● **THE TASK**: Print word for word the first line of the listing below and every line after it, through the line with "var percentLabels = ['93%', '5%', '2%']". Leave out the pictures and the rest.

— START OF ROWS —

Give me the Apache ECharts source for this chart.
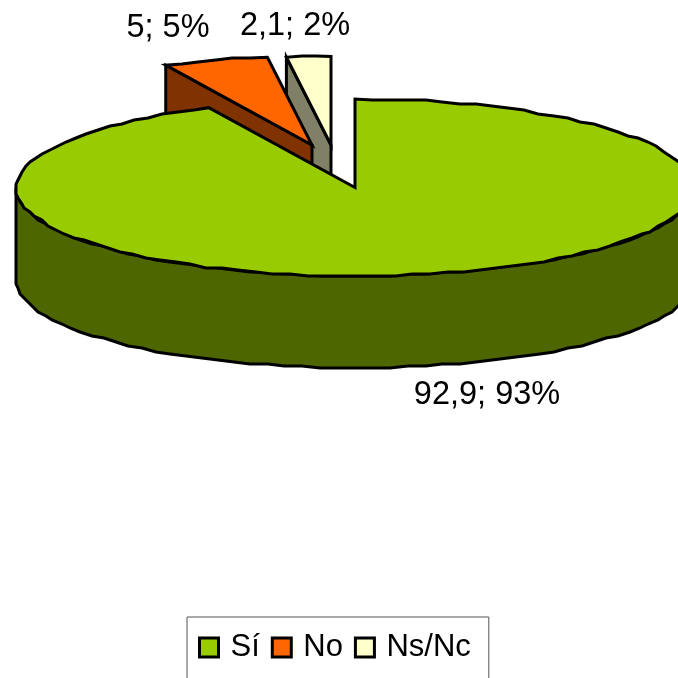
<!DOCTYPE html>
<html>
<head>
<meta charset="utf-8">
<style>
  html, body { margin: 0; padding: 0; background: #fff; overflow: hidden; }
  #my-charts { width: 678px; height: 678px; }
</style>
<script src="https://cdn.jsdelivr.net/npm/echarts@6/dist/echarts.min.js"></script>
</head>
<body>
<div id="my-charts"></div>
<script>
var categories = ['Sí', 'No', 'Ns/Nc']
var values = [92.9, 5, 2.1]
var valueLabels = ['92,9', '5', '2,1']
var percentLabels = ['93%', '5%', '2%']

var topColors = ['#99CC00', '#FF6600', '#FFFFCC']
var wallColors = ['#4D6600', '#803300', '#808066']

// pie geometry
var rx = 339, ry = 88.5, depth = 92
var centers = [[355, 187.5], [312, 145], [331, 145]]
var labelPos = [[487, 395], [168, 28], [295, 26]]
var zOrder = [3, 2, 1]
var grid = 2

var total = values.reduce(function (a, b) { return a + b }, 0)

function snap(v) {
	return Math.round(v / grid) * grid
}

// point on the tilted rim, angle counted clockwise from 12 o'clock
function rim(c, deg) {
	var t = deg * Math.PI / 180
	return [c[0] + rx * Math.sin(t), c[1] - ry * Math.cos(t)]
}

function arc(c, from, to) {
	var pts = []
	var n = Math.max(2, Math.ceil(Math.abs(to - from) / 3))
	for (var i = 0; i <= n; i++) {
		var p = rim(c, from + (to - from) * i / n)
		if (i === 0 || i === n) {
			pts.push(p)
		} else {
			pts.push([snap(p[0]), snap(p[1])])
		}
	}
	return pts
}

function down(pts) {
	return pts.map(function (p) { return [p[0], p[1] + depth] })
}

function poly(points, fill) {
	return {
		type: 'polygon',
		shape: { points: points },
		style: { fill: fill, stroke: '#000', lineWidth: 3, lineJoin: 'miter' }
	}
}

function renderSlice(params, api) {
	var i = params.seriesIndex
	var start = 0
	for (var k = 0; k < i; k++) start += values[k]
	var a0 = start / total * 360
	var a1 = a0 + api.value(0) / total * 360
	var c = centers[i]
	var children = []

	if (i === 0) {
		// only the front of the big slice shows a wall
		var front = arc(c, 90, 270)
		children.push(poly(front.concat(down(front).reverse()), wallColors[i]))
	} else {
		// cut face on the left of the slice
		var p = rim(c, a0)
		var cut = [c, p]
		children.push(poly(cut.concat(down(cut).reverse()), wallColors[i]))
	}
	children.push(poly([c].concat(arc(c, a0, a1)), topColors[i]))
	children.push({
		type: 'text',
		style: {
			text: valueLabels[i] + '; ' + percentLabels[i],
			x: labelPos[i][0],
			y: labelPos[i][1],
			fill: '#000',
			fontSize: 32.5,
			fontFamily: 'Liberation Sans',
			textAlign: 'center',
			textVerticalAlign: 'middle'
		}
	})
	return { type: 'group', children: children }
}

var myChart = echarts.init(document.getElementById('my-charts'), null, { renderer: 'canvas' })

var series = categories.map(function (name, i) {
	return {
		name: name,
		type: 'custom',
		coordinateSystem: 'none',
		z: zOrder[i],
		silent: true,
		animation: false,
		itemStyle: { color: topColors[i] },
		renderItem: renderSlice,
		data: [[values[i]]]
	}
})

var option = {
	animation: false,
	backgroundColor: '#fff',
	legend: {
		data: categories,
		left: 187,
		top: 617,
		padding: [15, 18, 40, 11],
		itemGap: 11,
		itemWidth: 19,
		itemHeight: 19,
		icon: 'rect',
		borderColor: '#555',
		borderWidth: 1,
		selectedMode: false,
		itemStyle: { borderColor: '#000', borderWidth: 3 },
		textStyle: {
			color: '#000',
			fontSize: 31,
			fontFamily: 'Liberation Sans',
			padding: [0, 0, 0, 7]
		}
	},
	series: series
}
myChart.setOption(option)
</script>
</body>
</html>
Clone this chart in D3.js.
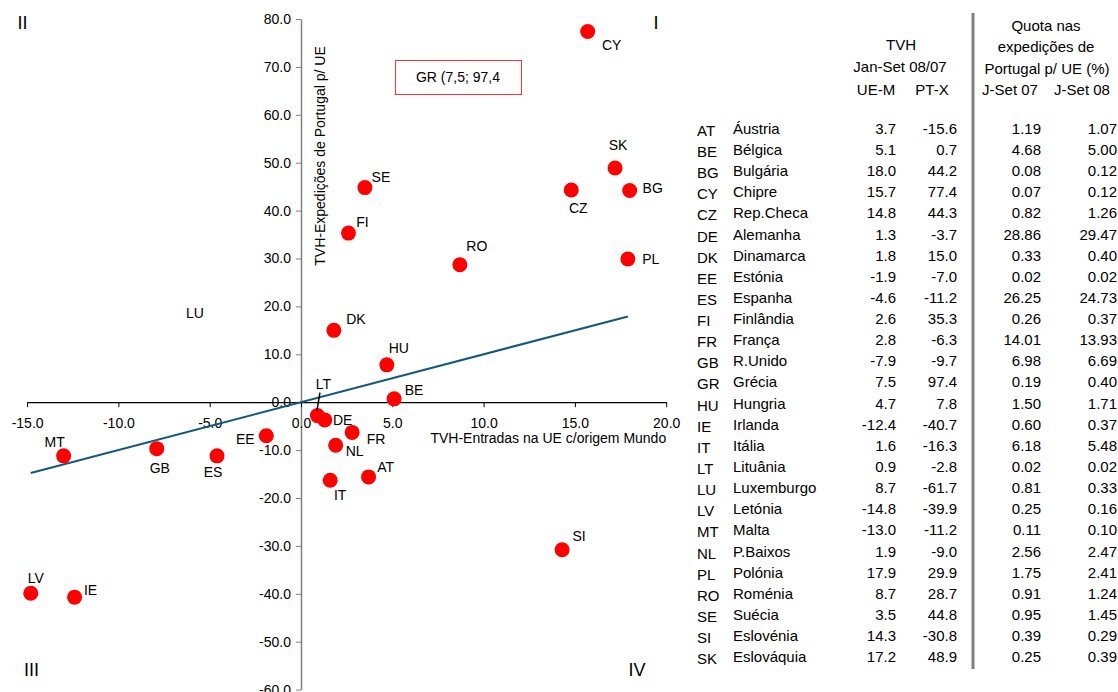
<!DOCTYPE html>
<html>
<head>
<meta charset="utf-8">
<script src="https://cdn.jsdelivr.net/npm/d3@7"></script>
<style>
  html, body { margin: 0; padding: 0; background: #fff; }
  svg { display: block; font-family: "Liberation Sans", Arial, sans-serif; }
</style>
</head>
<body>
<svg id="chart" width="1118" height="692"></svg>
<script>
// ---- Data ----
const codes = ["AT","BE","BG","CY","CZ","DE","DK","EE","ES","FI","FR","GB","GR","HU","IE","IT","LT","LU","LV","MT","NL","PL","RO","SE","SI","SK"];
const names = ["Áustria","Bélgica","Bulgária","Chipre","Rep.Checa","Alemanha","Dinamarca","Estónia","Espanha","Finlândia","França","R.Unido","Grécia","Hungria","Irlanda","Itália","Lituânia","Luxemburgo","Letónia","Malta","P.Baixos","Polónia","Roménia","Suécia","Eslovénia","Eslováquia"];
const ueM = [3.7,5.1,18.0,15.7,14.8,1.3,1.8,-1.9,-4.6,2.6,2.8,-7.9,7.5,4.7,-12.4,1.6,0.9,8.7,-14.8,-13.0,1.9,17.9,8.7,3.5,14.3,17.2];
const ptX = [-15.6,0.7,44.2,77.4,44.3,-3.7,15.0,-7.0,-11.2,35.3,-6.3,-9.7,97.4,7.8,-40.7,-16.3,-2.8,-61.7,-39.9,-11.2,-9.0,29.9,28.7,44.8,-30.8,48.9];
const quota07 = [1.19,4.68,0.08,0.07,0.82,28.86,0.33,0.02,26.25,0.26,14.01,6.98,0.19,1.50,0.60,6.18,0.02,0.81,0.25,0.11,2.56,1.75,0.91,0.95,0.39,0.25];
const quota08 = [1.07,5.00,0.12,0.12,1.26,29.47,0.40,0.02,24.73,0.37,13.93,6.69,0.40,1.71,0.37,5.48,0.02,0.33,0.16,0.10,2.47,2.41,1.24,1.45,0.29,0.39];
const xTicks = [-15,-10,-5,0,5,10,15,20];
const yTicks = [-60,-50,-40,-30,-20,-10,0,10,20,30,40,50,60,70,80];
const trendX = [-14.8, 17.9];
const trendY = [-14.8, 17.9];
const quadrantLabels = ["I","II","III","IV"];
const xTitle = "TVH-Entradas na UE c/origem Mundo";
const yTitle = "TVH-Expedições de Portugal p/ UE";
const outsideNote = "GR (7,5; 97,4";
const headLeft = ["TVH","Jan-Set 08/07"];
const colsLeft = ["UE-M","PT-X"];
const headRight = ["Quota nas","expedições de","Portugal p/ UE (%)"];
const colsRight = ["J-Set 07","J-Set 08"];

// ---- Styling / layout (label offsets in px relative to the point) ----
const labelOffset = {
  CY:[24,14], SK:[3,-23], BG:[23,-2], CZ:[7,18], SE:[16,-11], FI:[14,-11],
  RO:[17,-19], PL:[23,0], DK:[22,-11], HU:[12,-17], BE:[20,-9], LT:[6,-32],
  DE:[18,0], FR:[24,7], NL:[19,6], AT:[17,-10], IT:[10,15], SI:[17,-14],
  EE:[-21,3], GB:[3,19], ES:[-4,16], MT:[-9,-14], LV:[5,-15], IE:[16,-7]
};

const svg = d3.select("#chart");
svg.append("rect").attr("width",1118).attr("height",692).attr("fill","#fff");

const x = d3.scaleLinear().domain([-15, 20]).range([27.1, 666.2]);
const y = d3.scaleLinear().domain([-60, 80]).range([689.6, 19.0]);

const locale = d3.formatLocale({decimal:".", thousands:",", grouping:[3], currency:["",""], minus:"-"});
const fmt1 = locale.format(".1f");
const fmt2 = locale.format(".2f");

// Y axis (at x=0)
const yAxis = svg.append("g")
  .attr("transform", `translate(${x(0)},0)`)
  .call(d3.axisLeft(y).tickValues(yTicks).tickFormat(fmt1).tickSize(5).tickSizeOuter(0).tickPadding(5));
yAxis.select(".domain").attr("stroke","#808080").attr("stroke-width",1.5);
yAxis.selectAll(".tick line").attr("stroke","#808080");
yAxis.selectAll("text").attr("font-size",14).attr("fill","#000").attr("font-family","Liberation Sans, Arial, sans-serif");

// X axis (at y=0)
const xAxis = svg.append("g")
  .attr("transform", `translate(0,${y(0)})`)
  .call(d3.axisBottom(x).tickValues(xTicks).tickFormat(fmt1).tickSize(5).tickSizeOuter(0).tickPadding(11));
xAxis.select(".domain").attr("stroke","#000").attr("stroke-width",1.2);
xAxis.selectAll(".tick line").attr("stroke","#000");
xAxis.selectAll("text").attr("font-size",14).attr("fill","#000").attr("font-family","Liberation Sans, Arial, sans-serif");

// Axis titles
svg.append("text")
  .attr("x", x(20)).attr("y", 443)
  .attr("text-anchor","end").attr("font-size",14).attr("fill","#000")
  .text(xTitle);
svg.append("text")
  .attr("transform", `translate(325,156) rotate(-90)`)
  .attr("text-anchor","middle").attr("font-size",14).attr("fill","#000")
  .text(yTitle);

// Trend line
const trendData = trendX.map((v,i)=>[v, trendY[i]]);
svg.append("path")
  .datum(trendData)
  .attr("d", d3.line().x(d=>x(d[0])).y(d=>y(d[1])))
  .attr("stroke","#14587a").attr("stroke-width",2).attr("fill","none");

// Points
const pts = codes.map((c,i)=>({code:c, x:ueM[i], y:ptX[i]}))
  .filter(d => d.y >= -60 && d.y <= 80 && d.x >= -15 && d.x <= 20);

svg.append("g").selectAll("circle").data(pts).join("circle")
  .attr("cx", d=>x(d.x)).attr("cy", d=>y(d.y)).attr("r", 7.5)
  .attr("fill","#ff0000");

// Leader line for LT
const lt = pts.find(d=>d.code==="LT");
svg.append("line")
  .attr("x1", x(lt.x)+2.5).attr("y1", y(lt.y)-23)
  .attr("x2", x(lt.x)-0.5).attr("y2", y(lt.y)-5)
  .attr("stroke","#000").attr("stroke-width",1.5);

svg.append("g").selectAll("text").data(pts).join("text")
  .attr("x", d=>x(d.x)+(labelOffset[d.code]||[10,-10])[0])
  .attr("y", d=>y(d.y)+(labelOffset[d.code]||[10,-10])[1])
  .attr("text-anchor","middle").attr("dominant-baseline","central")
  .attr("font-size",14).attr("fill","#000")
  .text(d=>d.code);

// LU label (point out of range)
svg.append("text").attr("x",195).attr("y",313)
  .attr("text-anchor","middle").attr("dominant-baseline","central")
  .attr("font-size",14).attr("fill","#000").text(codes[17]);

// GR note box
svg.append("rect").attr("x",395.5).attr("y",60.5).attr("width",126).attr("height",34)
  .attr("fill","#fff").attr("stroke","#ff3333").attr("stroke-width",1);
svg.append("text").attr("x",458).attr("y",77)
  .attr("text-anchor","middle").attr("dominant-baseline","central")
  .attr("font-size",14).attr("fill","#000").text(outsideNote);

// Quadrant labels
const qPos = [[656,23],[22.5,23],[31.5,670],[637,670]];
svg.append("g").selectAll("text").data(quadrantLabels).join("text")
  .attr("x",(d,i)=>qPos[i][0]).attr("y",(d,i)=>qPos[i][1])
  .attr("text-anchor","middle").attr("dominant-baseline","central")
  .attr("font-size",18).attr("fill","#000").text(d=>d);

// ---- Table ----
const tfs = 15;
const tbl = svg.append("g").attr("font-size",tfs).attr("fill","#000");
tbl.append("line").attr("x1",973).attr("x2",973).attr("y1",13).attr("y2",669)
  .attr("stroke","#808080").attr("stroke-width",3);

const hdr = (t,xx,yy,anchor) => tbl.append("text").attr("x",xx).attr("y",yy)
  .attr("text-anchor",anchor||"middle").attr("dominant-baseline","central").text(t);
hdr(headLeft[0], 901, 44);
hdr(headLeft[1], 900, 66);
hdr(colsLeft[0], 876, 89);
hdr(colsLeft[1], 932, 89);
hdr(headRight[0], 1046, 25);
hdr(headRight[1], 1046, 46);
hdr(headRight[2], 1047, 68);
hdr(colsRight[0], 1010, 89);
hdr(colsRight[1], 1082, 89);

const rowY = i => 128.3 + i*21.14;
const rows = tbl.append("g").selectAll("g").data(codes).join("g");
rows.append("text").attr("x",697).attr("y",(d,i)=>rowY(i)+2).attr("dominant-baseline","central").text(d=>d);
rows.append("text").attr("x",733).attr("y",(d,i)=>rowY(i)).attr("dominant-baseline","central").text((d,i)=>names[i]);
rows.append("text").attr("x",896).attr("y",(d,i)=>rowY(i)).attr("text-anchor","end").attr("dominant-baseline","central").text((d,i)=>fmt1(ueM[i]));
rows.append("text").attr("x",957).attr("y",(d,i)=>rowY(i)).attr("text-anchor","end").attr("dominant-baseline","central").text((d,i)=>fmt1(ptX[i]));
rows.append("text").attr("x",1041).attr("y",(d,i)=>rowY(i)).attr("text-anchor","end").attr("dominant-baseline","central").text((d,i)=>fmt2(quota07[i]));
rows.append("text").attr("x",1117).attr("y",(d,i)=>rowY(i)).attr("text-anchor","end").attr("dominant-baseline","central").text((d,i)=>fmt2(quota08[i]));
</script>
</body>
</html>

— END OF ROWS —

● **RESULT OF THE TASK**:
Give me the Apache ECharts source for this chart.
<!DOCTYPE html>
<html>
<head>
<meta charset="utf-8">
<style>
  html, body { margin: 0; padding: 0; background: #fff; overflow: hidden; }
  #my-charts { width: 678px; height: 678px; }
</style>
<script src="https://cdn.jsdelivr.net/npm/echarts@6/dist/echarts.min.js"></script>
</head>
<body>
<div id="my-charts"></div>
<script>
var categories = ['Sí', 'No', 'Ns/Nc']
var values = [92.9, 5, 2.1]
var valueLabels = ['92,9', '5', '2,1']
var percentLabels = ['93%', '5%', '2%']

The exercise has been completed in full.